Lawmakers Question "Breakdown" in Ebola Case
As the first known Ebola patient in the U.S. continued to fight for his life at a Dallas hospital, public health officials and doctors told Texas lawmakers in the state Capitol on Tuesday that an outbreak of the virus is extremely unlikely and that the state is well-prepared to contain it.
But some members of the Senate Health and Human Services Committee were not easily persuaded, questioning what some have called a botched response to the initial diagnosis of Thomas Eric Duncan, a Liberian who began showing symptoms of the virus while visiting his girlfriend in Dallas.
"I'm trying to figure out where the breakdown was," said state Sen. Larry Taylor, R-Friendswood, referring to an initial misdiagnosis that led Texas Health Presbyterian Hospital in Dallas to send Duncan home with antibiotics even though he had told hospital employees he was traveling from Ebola-stricken Liberia. "That should have been setting off alarm bells," Taylor added.
State Sen. Charles Schwertner, R-Georgetown and the chairman of the committee, said he was concerned about "the separation between the best-laid plans [for containing infectious diseases] and what actually occurs."
Kyle Janek, Texas' health and human services executive commissioner, emphasized to lawmakers that it isn't easy to contract Ebola — bodily fluids must be exchanged — and that the state is capable of preventing an outbreak. “I believe Texas is well-positioned to handle this event," he said.
Still, the handling of the case so far has exposed potential vulnerabilities in Texas' public health infrastructure that "require pretty intensive investigation," said Dr. Brett Giroir, the chief executive officer of Texas A&M University's Health Science Center, who is chairman of a task force on infectious disease preparedness that Gov. Rick Perry announced yesterday.
Giroir said that "hospital preparedness and improved diagnostics" is one area the task force will explore in light of the initial misdiagnosis of Duncan.
He also said there will have to be a review of how waste from Ebola patients and those close to them is destroyed. Giroir noted that dozens of 55-gallon drums needed to be removed from the East Dallas apartment where Duncan was staying and that a significant amount of waste is also generated in the hospital where he is being treated.
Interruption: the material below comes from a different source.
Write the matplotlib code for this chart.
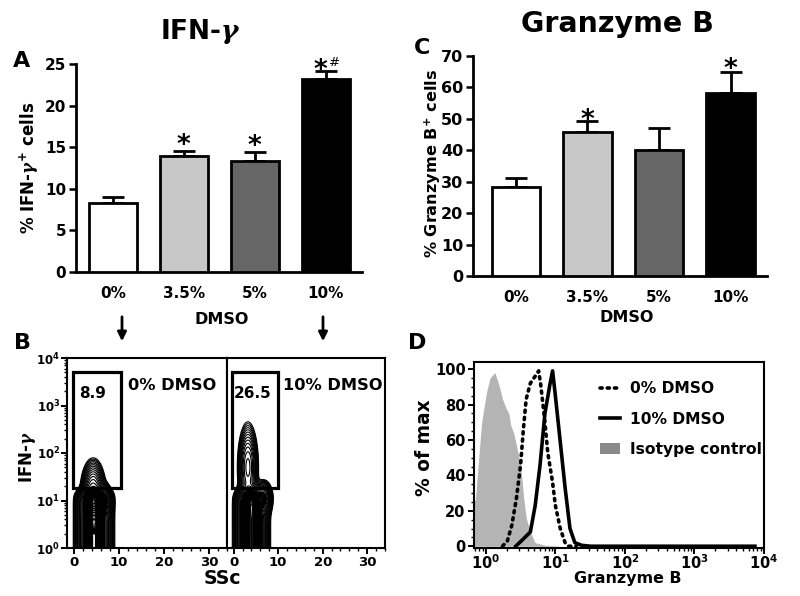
import matplotlib
matplotlib.use("Agg")
import matplotlib.pyplot as plt
import numpy as np
from matplotlib.patches import Rectangle, Patch, FancyArrowPatch
from matplotlib.lines import Line2D
from matplotlib.ticker import MultipleLocator, LogLocator, NullFormatter

plt.rcParams['font.family'] = ['DejaVu Sans']
plt.rcParams['font.weight'] = 'bold'
plt.rcParams['axes.labelweight'] = 'bold'
plt.rcParams['mathtext.fontset'] = 'custom'
plt.rcParams['mathtext.rm'] = 'DejaVu Sans:bold'
plt.rcParams['mathtext.bf'] = 'DejaVu Sans:bold'
plt.rcParams['mathtext.it'] = 'DejaVu Serif:italic'
plt.rcParams['mathtext.default'] = 'rm'

# ---- data ----
dmso = ['0%', '3.5%', '5%', '10%']
bar_colors = ['white', '#c8c8c8', '#666666', 'black']

ifng_mean = [8.3, 13.9, 13.3, 23.2]
ifng_err = [0.7, 0.6, 1.1, 1.0]

gzmb_mean = [28.4, 45.7, 40.2, 58.1]
gzmb_err = [2.7, 3.6, 7.0, 6.7]

# flow gates (panel B)
gate_pct = ['8.9', '26.5']
gate_names = ['0% DMSO', '10% DMSO']
# main cell cloud: x centre, sd x, top (log10 y), edge softness, weight
core0 = [4.5, 1.55, 1.15, 0.05, 1.0]
core10 = [4.0, 1.45, 1.15, 0.06, 1.0]
# extra blobs: x centre, log10 y centre, sd x, sd log10 y, weight
blobs0 = [[6.8, 1.00, 0.8, 0.15, 0.20],
          [4.3, 1.20, 1.15, 0.28, 0.27]]
blobs10 = [[6.8, 1.05, 0.8, 0.15, 0.30],
           [3.2, 1.70, 1.00, 0.40, 0.21]]

# histograms (panel D), x given as log10 of intensity
iso_lx = [-0.17, -0.15, -0.11, -0.06, 0.01, 0.06, 0.13, 0.19, 0.24, 0.29, 0.33,
          0.36, 0.40, 0.44, 0.50, 0.54, 0.58, 0.64, 0.71, 0.85, 1.07, 3.87]
iso_y = [26, 26, 46, 70, 87, 95, 98, 91, 83, 78, 75, 68, 64, 57, 46, 29, 16, 8,
         2, 0.6, 0, 0]
d0_lx = [0.24, 0.31, 0.375, 0.44, 0.50, 0.54, 0.58, 0.64, 0.71, 0.76, 0.79, 0.85,
         0.89, 0.96, 1.00, 1.07, 1.14, 1.19, 1.30]
d0_y = [0, 3, 12, 27, 46, 66, 83, 92, 96, 99, 91, 70, 53, 36, 23, 10, 2, 0, 0]
d10_lx = [0.43, 0.51, 0.64, 0.71, 0.78, 0.85, 0.92, 0.96, 1.00, 1.07, 1.14, 1.21,
          1.28, 1.38, 1.51, 3.87]
d10_y = [0, 3, 8, 23, 46, 75, 91, 99, 85, 59, 33, 10, 2, 0.5, 0, 0]

W, H = 800, 596
fig = plt.figure(figsize=(W / 100, H / 100), dpi=100)


def add_ax(l, t, r, b):
    return fig.add_axes([l / W, 1 - b / H, (r - l) / W, (b - t) / H])


def ftext(x, y, s, **kw):
    fig.text(x / W, 1 - y / H, s, **kw)


def bar_panel(ax, means, errs, ylim, step, xlim, tsize):
    x = np.arange(len(means))
    ax.bar(x, means, width=0.68, color=bar_colors, edgecolor='k', linewidth=2, zorder=3)
    ax.errorbar(x, means, yerr=[np.zeros(len(errs)), errs], fmt='none', ecolor='k',
                elinewidth=2, capsize=8, capthick=2, zorder=2)
    ax.set_xlim(*xlim)
    ax.set_ylim(*ylim)
    ax.yaxis.set_major_locator(MultipleLocator(step))
    ax.set_xticks(x)
    ax.set_xticklabels(dmso)
    ax.tick_params(axis='x', length=0, pad=10, labelsize=11)
    ax.tick_params(axis='y', length=5, width=1.8, labelsize=tsize, pad=2)
    for s in ['top', 'right']:
        ax.spines[s].set_visible(False)
    for s in ['left', 'bottom']:
        ax.spines[s].set_linewidth(2)


def star(ax, x, y, dy, dx=0):
    ax.annotate('*', (x, y), xytext=(dx, dy), textcoords='offset points',
                ha='center', va='center', fontsize=19)


# ---- panel A ----
axA = add_ax(76, 64, 362, 272)
bar_panel(axA, ifng_mean, ifng_err, (0, 25), 5, (-0.52, 3.51), 11)
for i in [1, 2]:
    star(axA, i, ifng_mean[i] + ifng_err[i], 4)
star(axA, 3, ifng_mean[3] + ifng_err[3], 0, -4)
axA.annotate('#', (3, ifng_mean[3] + ifng_err[3]), xytext=(6, 6),
             textcoords='offset points', ha='center', va='center', fontsize=9.5,
             fontweight='normal')
ftext(29, 168, r'% IFN-$\mathit{\gamma}^{+}$ cells', rotation=90, ha='center',
      va='center', fontsize=12)

# ---- panel C ----
axC = add_ax(473, 56, 767, 276)
bar_panel(axC, gzmb_mean, gzmb_err, (0, 70), 10, (-0.6, 3.51), 11.5)
star(axC, 1, gzmb_mean[1] + gzmb_err[1], 0)
star(axC, 3, gzmb_mean[3] + gzmb_err[3], 1.5)
ftext(433, 164, r'% Granzyme B$^{+}$ cells', rotation=90, ha='center',
      va='center', fontsize=11.6)

# ---- panel B ----
xs = np.linspace(-1.5, 34, 420)
lys = np.linspace(0, 4, 500)
XX, LY = np.meshgrid(xs, lys)
gates = [(-0.17, 10.48), (-0.38, 9.96)]
panels = [(core0, blobs0, 67, 227), (core10, blobs10, 227, 385)]
for k, (core, blobs, l, r) in enumerate(panels):
    ax = add_ax(l, 358, r, 548)
    cx, sx, top, edge, w = core
    Z = w * np.exp(-0.5 * ((XX - cx) / sx) ** 2) / (1 + np.exp((LY - top) / edge))
    for bx, by, bsx, bsy, bw in blobs:
        Z += bw * np.exp(-0.5 * ((XX - bx) / bsx) ** 2 - 0.5 * ((LY - by) / bsy) ** 2)
    levels = np.concatenate([np.geomspace(0.012, 0.3, 14, endpoint=False),
                             np.linspace(0.3, Z.max() * 0.99, 40)])
    ax.contour(XX, 10 ** LY, Z, levels=levels, colors='k', linewidths=0.8)
    ax.set_yscale('log')
    ax.set_ylim(1, 1e4)
    ax.set_xlim(-1.5, 34)
    ax.set_xticks([0, 10, 20, 30])
    ax.xaxis.set_minor_locator(MultipleLocator(2))
    ax.tick_params(axis='x', which='major', length=4, width=1.4, labelsize=9.5, pad=2)
    ax.tick_params(axis='x', which='minor', length=2, width=1)
    for s in ax.spines.values():
        s.set_linewidth(1.5)
    if k == 0:
        ax.set_yticks([1, 10, 100, 1000, 10000])
        ax.set_yticklabels([r'$10^{%d}$' % p for p in range(5)])
        ax.yaxis.set_minor_locator(LogLocator(base=10, subs=np.arange(2, 10)))
        ax.yaxis.set_minor_formatter(NullFormatter())
        ax.tick_params(axis='y', which='major', length=4, width=1.4, labelsize=8.5, pad=1)
        ax.tick_params(axis='y', which='minor', length=2, width=1)
    else:
        ax.tick_params(axis='y', which='both', left=False, labelleft=False)
    gx0, gx1 = gates[k]
    ax.add_patch(Rectangle((gx0, 18.5), gx1 - gx0, 5000 - 18.5, fill=False,
                           edgecolor='k', linewidth=2.3, zorder=4))

ftext(93, 394, gate_pct[0], ha='center', va='center', fontsize=11)
ftext(253, 394, gate_pct[1], ha='center', va='center', fontsize=11)
ftext(172, 386, gate_names[0], ha='center', va='center', fontsize=11.7)
ftext(333, 386, gate_names[1], ha='center', va='center', fontsize=11.7)
ftext(28, 457, r'IFN-$\mathit{\gamma}$', rotation=90, ha='center', va='center',
      fontsize=12)
ftext(222, 578, 'SSc', ha='center', va='center', fontsize=13.6)

# ---- panel D ----
axD = add_ax(474, 362, 764, 548)
axD.fill_between(10 ** np.array(iso_lx), 0, iso_y, color='#b4b4b4', linewidth=0, zorder=1)
axD.plot(10 ** np.array(d0_lx), d0_y, color='k', linestyle=(0, (0.6, 1.4)),
         linewidth=2.6, dash_capstyle='round', zorder=3)
axD.plot(10 ** np.array(d10_lx), d10_y, color='k', linewidth=2.6, zorder=3)
axD.set_xscale('log')
axD.set_xlim(10 ** -0.17, 10 ** 3.87)
axD.set_ylim(-1, 104)
axD.set_xticks([1, 10, 100, 1000, 10000])
axD.set_xticklabels([r'$10^{%d}$' % p for p in range(5)])
axD.xaxis.set_minor_locator(LogLocator(base=10, subs=np.arange(2, 10)))
axD.xaxis.set_minor_formatter(NullFormatter())
axD.yaxis.set_major_locator(MultipleLocator(20))
axD.yaxis.set_minor_locator(MultipleLocator(5))
axD.tick_params(axis='both', which='major', length=4, width=1.4, labelsize=10.5)
axD.tick_params(axis='x', which='major', pad=0)
axD.tick_params(axis='y', which='major', pad=2)
axD.tick_params(axis='both', which='minor', length=2, width=1)
for s in axD.spines.values():
    s.set_linewidth(1.5)
ftext(424, 448, '% of max', rotation=90, ha='center', va='center', fontsize=13.4)
ftext(628, 579, 'Granzyme B', ha='center', va='center', fontsize=11.4)
handles = [Line2D([], [], color='k', linestyle=(0, (0.6, 1.4)), linewidth=2.6,
                  dash_capstyle='round'),
           Line2D([], [], color='k', linewidth=2.6),
           Patch(facecolor='#8a8a8a', edgecolor='none')]
axD.legend(handles, ['0% DMSO', '10% DMSO', 'Isotype control'], loc='upper left',
           bbox_to_anchor=((600 - 474) / 290, 1 - (381 - 362) / 186), frameon=False,
           fontsize=11.2, handlelength=1.3, handletextpad=0.6, labelspacing=1.0,
           borderpad=0, borderaxespad=0)

# ---- titles, letters, shared labels ----
ftext(201, 31, r'IFN-$\mathit{\gamma}$', ha='center', va='center', fontsize=19)
ftext(617, 24, 'Granzyme B', ha='center', va='center', fontsize=20.5)
ftext(22, 61, 'A', ha='center', va='center', fontsize=16)
ftext(422, 48, 'C', ha='center', va='center', fontsize=16)
ftext(23, 343, 'B', ha='center', va='center', fontsize=16)
ftext(417, 343, 'D', ha='center', va='center', fontsize=16)
ftext(222, 319, 'DMSO', ha='center', va='center', fontsize=11.5)
ftext(627, 318, 'DMSO', ha='center', va='center', fontsize=11.5)
for xp in [122, 323]:
    fig.add_artist(FancyArrowPatch((xp / W, 1 - 314 / H), (xp / W, 1 - 344 / H),
                                   transform=fig.transFigure, arrowstyle='-|>',
                                   mutation_scale=13, linewidth=2, color='k'))

fig.savefig('out.png', dpi=100)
Delays in getting state permits to transport and dispose of the waste resulted in Duncan's girlfriend and three family members being quarantined in the apartment alongside the soiled materials.
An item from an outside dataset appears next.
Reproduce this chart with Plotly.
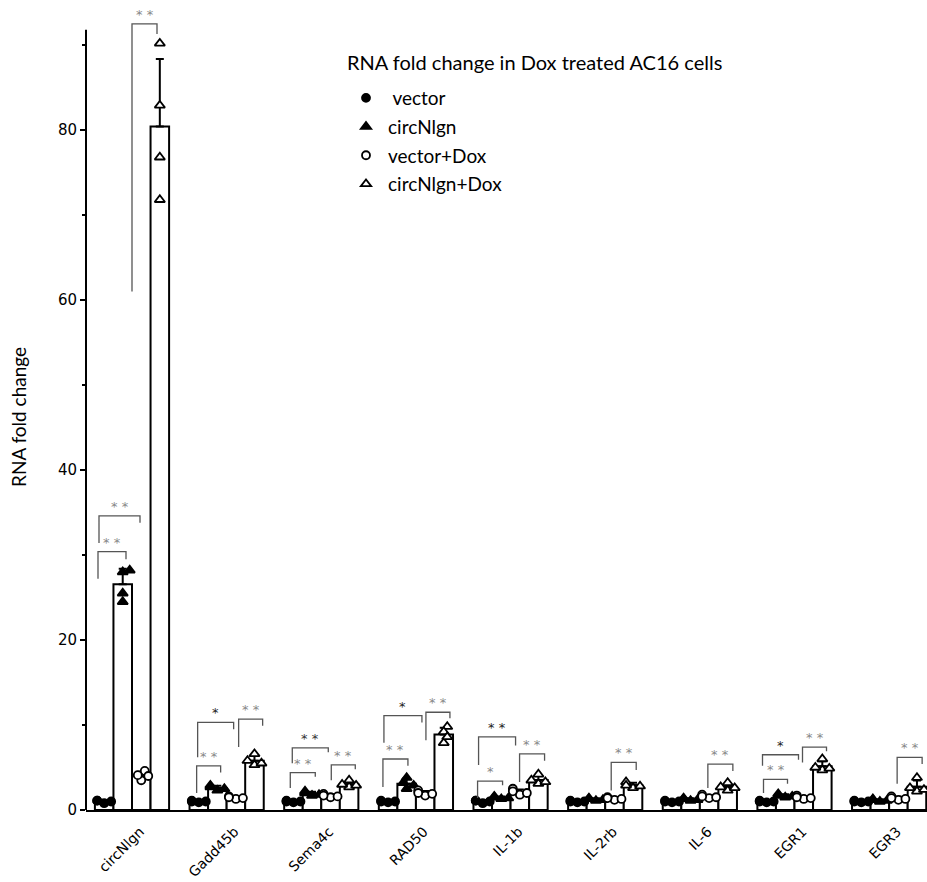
import numpy as np
import plotly.graph_objects as go

# ---------------- data ----------------
genes = ["circNlgn", "Gadd45b", "Sema4c", "RAD50", "IL-1b", "IL-2rb", "IL-6", "EGR1", "EGR3"]
groups = ["vector", "circNlgn", "vector+Dox", "circNlgn+Dox"]

vector_vals = [
    [0.8, 1.1, 1.0, 1.1],
    [0.9, 1.1, 1.0, 1.0],
    [0.9, 1.0, 1.1, 1.0],
    [0.9, 1.1, 1.0, 1.0],
    [0.8, 1.1, 1.0, 1.1],
    [0.9, 1.1, 1.0, 1.0],
    [0.9, 1.1, 1.0, 1.0],
    [0.9, 1.1, 1.0, 1.0],
    [0.9, 1.1, 1.0, 1.0],
]
circ_vals = [
    [28.2, 28.0, 25.5, 24.5],
    [2.3, 2.9, 2.7, 2.5],
    [1.7, 2.2, 2.0, 1.8],
    [2.5, 3.8, 3.2, 2.9],
    [1.3, 1.6, 1.5, 1.4],
    [1.1, 1.4, 1.2, 1.3],
    [1.1, 1.4, 1.3, 1.2],
    [1.5, 1.9, 1.7, 1.6],
    [1.0, 1.3, 1.1, 1.2],
]
vector_dox_vals = [
    [4.6, 3.5, 4.1, 4.0],
    [1.3, 1.6, 1.5, 1.4],
    [1.5, 1.9, 1.7, 1.6],
    [1.7, 2.3, 2.0, 1.9],
    [1.8, 2.5, 2.2, 2.0],
    [1.2, 1.5, 1.4, 1.3],
    [1.4, 1.8, 1.6, 1.5],
    [1.3, 1.7, 1.5, 1.4],
    [1.2, 1.6, 1.4, 1.3],
]
circ_dox_vals = [
    [90.2, 82.9, 76.8, 71.8],
    [5.3, 6.6, 5.8, 5.5],
    [2.7, 3.5, 3.0, 2.9],
    [7.9, 9.8, 9.2, 8.6],
    [3.1, 4.2, 3.5, 3.3],
    [2.6, 3.3, 2.9, 2.8],
    [2.3, 3.2, 2.7, 2.6],
    [4.7, 6.0, 5.0, 4.9],
    [2.2, 3.8, 2.6, 2.4],
]

y_ticks = [0, 20, 40, 60, 80]

# significance brackets: gene index, left/right end (px from group centre),
# top, left-leg bottom, right-leg bottom (data units), label, label colour
brackets = [
    (0, -34, -6, 30.4, 27.2, 29.5, "* *", "#888888"),
    (0, -33, 8, 34.6, 31.4, 33.8, "* *", "#888888"),
    (0, 0, 25, 92.5, 61.0, 91.3, "* *", "#888888"),
    (1, -30, -6, 5.2, 2.0, 4.4, "* *", "#888888"),
    (1, -29, 7, 10.3, 6.2, 9.5, "*", "#222222"),
    (1, 12, 36, 10.7, 7.4, 9.9, "* *", "#888888"),
    (2, -31, -6, 4.4, 2.6, 3.9, "* *", "#888888"),
    (2, -29, 7, 7.3, 5.5, 6.8, "* *", "#333333"),
    (2, 10, 34, 5.3, 3.5, 4.8, "* *", "#888888"),
    (3, -33, -8, 6.0, 2.7, 5.2, "* *", "#888888"),
    (3, -32, 6, 11.1, 7.9, 10.3, "*", "#222222"),
    (3, 10, 34, 11.5, 8.2, 10.8, "* *", "#888888"),
    (4, -33, -8, 3.4, 1.4, 2.9, "*", "#888888"),
    (4, -32, 5, 8.6, 5.3, 7.6, "* *", "#222222"),
    (4, 9, 34, 6.6, 3.3, 5.8, "* *", "#888888"),
    (5, 6, 31, 5.6, 2.3, 4.7, "* *", "#888888"),
    (6, 8, 33, 5.4, 2.6, 4.6, "* *", "#888888"),
    (7, -31, -7, 3.6, 2.0, 3.1, "* *", "#888888"),
    (7, -32, 4, 6.5, 5.2, 5.9, "*", "#222222"),
    (7, 8, 32, 7.4, 5.6, 6.9, "* *", "#888888"),
    (8, 8, 33, 6.2, 3.1, 5.4, "* *", "#888888"),
]

# ---------------- layout geometry ----------------
W, H = 927, 882
ML, MR, MT, MB = 86, 0, 0, 72
X_RANGE = [-0.486, 8.40]
Y_RANGE = [0, 95.3]
AXIS_TOP = 91.8
PLOT_W = W - ML - MR
PLOT_H = H - MT - MB
px_x = PLOT_W / (X_RANGE[1] - X_RANGE[0])   # px per category unit
px_y = PLOT_H / (Y_RANGE[1] - Y_RANGE[0])   # px per y unit

bar_w = 0.196
offsets = [-1.5 * bar_w, -0.5 * bar_w, 0.5 * bar_w, 1.5 * bar_w]

all_vals = [vector_vals, circ_vals, vector_dox_vals, circ_dox_vals]
symbols = ["circle", "triangle-up", "circle", "triangle-up"]
fills = ["black", "black", "white", "white"]
sizes = [8, 9, 8, 9]
name_labels = [" vector", "circNlgn", "vector+Dox", "circNlgn+Dox"]


def beeswarm(vals, diam=6.0, step=3.5):
    order = np.argsort(vals)
    placed = []
    dx = [0.0] * len(vals)
    for idx in order:
        yv = vals[idx] * px_y
        best = 0.0
        for k in [0, 1, -1, 2, -2]:
            xo = k * step
            best = xo
            if all((xo - px) ** 2 + (yv - py) ** 2 >= diam ** 2 for px, py in placed):
                break
        placed.append((best, yv))
        dx[idx] = best / px_x
    return dx


fig = go.Figure()

for g in range(4):
    vals = all_vals[g]
    xs = [i + offsets[g] for i in range(len(genes))]
    means = [float(np.mean(v)) for v in vals]
    sds = [float(np.std(v, ddof=1)) for v in vals]
    fig.add_trace(go.Bar(
        x=xs, y=means, width=bar_w,
        marker=dict(color="white", line=dict(color="black", width=2)),
        error_y=dict(type="data", symmetric=False, array=sds, arrayminus=[0] * len(sds),
                     color="black", thickness=2, width=4),
        showlegend=False, hoverinfo="skip",
    ))

for g in range(4):
    vals = all_vals[g]
    px_list, py_list = [], []
    for i, v in enumerate(vals):
        dxs = beeswarm(v)
        for val, d in zip(v, dxs):
            px_list.append(i + offsets[g] + d)
            py_list.append(val)
    fig.add_trace(go.Scatter(
        x=px_list, y=py_list, mode="markers", name=name_labels[g],
        legendgroup=groups[g],
        marker=dict(symbol=symbols[g], size=sizes[g], color=fills[g],
                    line=dict(color="black", width=1.8)),
        cliponaxis=False,
    ))

shapes = []
annotations = []
for gi, x1, x2, top, lb, rb, lab, col in brackets:
    xa = gi + x1 / px_x
    xb = gi + x2 / px_x
    path = f"M {xa} {lb} L {xa} {top} L {xb} {top} L {xb} {rb}"
    shapes.append(dict(type="path", path=path, xref="x", yref="y",
                       line=dict(color="#555555", width=1.3), layer="above"))
    annotations.append(dict(x=(xa + xb) / 2, y=top, xref="x", yref="y", text=lab,
                            showarrow=False, yanchor="bottom", yshift=0,
                            font=dict(family="DejaVu Sans", size=13, color=col)))

# y axis line (stops at top of scale)
shapes.append(dict(type="line", xref="paper", yref="y", x0=0, x1=0, y0=0, y1=AXIS_TOP,
                   line=dict(color="black", width=2)))

# y axis title
annotations.append(dict(x=0, y=0, xref="paper", yref="paper", xshift=-68, yshift=PLOT_H - 417,
                        text="RNA fold change", textangle=-90, showarrow=False,
                        xanchor="center", yanchor="middle",
                        font=dict(family="Lato", size=19, color="black")))
# legend heading
annotations.append(dict(x=(345 - ML) / PLOT_W, y=1 - 62 / PLOT_H, xref="paper", yref="paper",
                        text="RNA fold change in Dox treated AC16 cells", showarrow=False,
                        xanchor="left", yanchor="middle",
                        font=dict(family="Lato", size=20, color="black")))

fig.update_layout(
    width=W, height=H,
    margin=dict(l=ML, r=MR, t=MT, b=MB, pad=0, autoexpand=False),
    plot_bgcolor="white", paper_bgcolor="white",
    barmode="overlay",
    shapes=shapes, annotations=annotations,
    font=dict(family="Lato", color="black"),
    legend=dict(
        x=(344 - ML) / PLOT_W, y=1 - 79 / PLOT_H,
        xanchor="left", yanchor="top",
        font=dict(family="Lato", size=19, color="black"),
        traceorder="grouped", tracegroupgap=1, itemwidth=34,
        bgcolor="rgba(0,0,0,0)",
    ),
    xaxis=dict(
        range=X_RANGE, tickmode="array", tickvals=list(range(len(genes))), ticktext=genes,
        tickangle=-45, showline=True, linecolor="black", linewidth=2, ticks="",
        showgrid=False, zeroline=False, automargin=False,
        ticklabelstandoff=6, ticklabelshift=8,
        tickfont=dict(family="DejaVu Sans", size=14, color="black"),
    ),
    yaxis=dict(
        range=Y_RANGE, tickmode="array", tickvals=y_ticks, ticks="outside", ticklen=5,
        tickwidth=1.5, tickcolor="black", showline=False, showgrid=False, zeroline=False,
        automargin=False,
        minor=dict(tickmode="linear", tick0=0, dtick=10, ticks="outside", ticklen=3,
                   tickwidth=1.5, tickcolor="black"),
        tickfont=dict(family="DejaVu Sans", size=15, color="black"),
    ),
)

fig.write_html("out.html", config={"displayModeBar": False},
               post_script="document.body.style.margin='0';document.body.style.overflow='hidden';")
“This has been a major logistics issue that had the potential to interfere with patient care because of the accumulation of waste within the hospital facility," he said.
Gary Weinstein, chief of critical care medicine at the Dallas hospital treating Duncan, testified at the hearing. He did not address any missteps that may have been made by the hospital in initially misdiagnosing Duncan, despite questions about it from Taylor.
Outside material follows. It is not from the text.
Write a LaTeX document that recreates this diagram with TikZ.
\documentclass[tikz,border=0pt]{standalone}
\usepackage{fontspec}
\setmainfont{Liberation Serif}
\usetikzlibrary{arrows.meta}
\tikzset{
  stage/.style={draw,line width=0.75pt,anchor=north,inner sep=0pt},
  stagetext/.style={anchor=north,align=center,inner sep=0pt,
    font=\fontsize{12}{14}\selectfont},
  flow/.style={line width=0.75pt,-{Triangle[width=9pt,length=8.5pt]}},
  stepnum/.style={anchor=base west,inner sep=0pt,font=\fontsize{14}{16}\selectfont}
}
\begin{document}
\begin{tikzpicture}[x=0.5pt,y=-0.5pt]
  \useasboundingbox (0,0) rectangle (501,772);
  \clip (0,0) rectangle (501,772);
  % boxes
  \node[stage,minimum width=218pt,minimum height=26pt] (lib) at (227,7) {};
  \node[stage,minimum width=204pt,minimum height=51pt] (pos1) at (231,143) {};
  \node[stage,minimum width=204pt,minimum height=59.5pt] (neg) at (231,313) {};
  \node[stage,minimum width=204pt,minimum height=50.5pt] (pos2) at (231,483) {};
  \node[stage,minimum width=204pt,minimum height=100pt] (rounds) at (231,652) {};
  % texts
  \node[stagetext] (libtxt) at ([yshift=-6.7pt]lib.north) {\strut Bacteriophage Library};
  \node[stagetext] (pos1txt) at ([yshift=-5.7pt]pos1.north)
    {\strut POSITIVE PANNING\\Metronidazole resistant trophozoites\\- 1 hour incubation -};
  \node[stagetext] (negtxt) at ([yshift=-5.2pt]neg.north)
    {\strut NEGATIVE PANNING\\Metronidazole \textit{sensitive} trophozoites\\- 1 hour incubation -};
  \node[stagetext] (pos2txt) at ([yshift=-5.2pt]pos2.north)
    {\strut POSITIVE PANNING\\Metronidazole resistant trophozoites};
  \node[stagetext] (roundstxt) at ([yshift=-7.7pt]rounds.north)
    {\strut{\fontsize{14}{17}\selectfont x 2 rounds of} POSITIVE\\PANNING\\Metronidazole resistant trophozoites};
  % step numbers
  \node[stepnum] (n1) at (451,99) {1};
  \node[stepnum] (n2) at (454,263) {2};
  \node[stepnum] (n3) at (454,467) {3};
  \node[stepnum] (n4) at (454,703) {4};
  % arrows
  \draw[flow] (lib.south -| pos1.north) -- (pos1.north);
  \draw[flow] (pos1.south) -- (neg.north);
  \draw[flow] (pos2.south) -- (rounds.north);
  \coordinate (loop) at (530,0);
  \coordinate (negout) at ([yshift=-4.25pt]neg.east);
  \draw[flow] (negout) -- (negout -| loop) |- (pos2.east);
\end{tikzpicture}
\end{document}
“Clearly there are things that we have learned, and have learned, and will continue to learn," Weinstein said, adding that the hospital is reviewing what happened and will make its review available to the public when it is finished.
Communication was one issue Weinstein said needed to be addressed, since "there are so many people involved in [Duncan's] care," including public health officials on the local, state, and federal level.
Schwertner also mentioned Texas' decentralized health system, which was discussed in a recent Sunset Commission report. Local health departments take the lead in most public health situations, he said, which makes coordination difficult in the event of an outbreak of an infectious disease like Ebola.
“I think it speaks to the need for improvement in the chain of command and collaboration and coordination," he said.
Giroir said all of those issues would be looked at by the task force, which Perry has asked to provide recommendations by December on how to better handle potential outbreaks of infectious diseases. Other areas of concern include how to better treat those who are identified as having come into contact with Ebola patients, after criticism of how Duncan's girlfriend and family members were treated.
“These are not contacts, they’re people," Giroir said. “These people may need social services, mental health services."
He added that dozens of different languages are spoken in the neighborhood where Duncan was staying. A report in The Dallas Morning News suggested that many others in the East Dallas apartment complex could not read public notices about Ebola that were passed out to them because they don't speak English.
State Sen. Jane Nelson, R-Flower Mound, said she wanted Texas to be a model for others states in dealing with public health emergencies and that more work needed to be done.
"I think it’s very important that we reexamine our preparedness," she said. "This has been a real wakeup call.”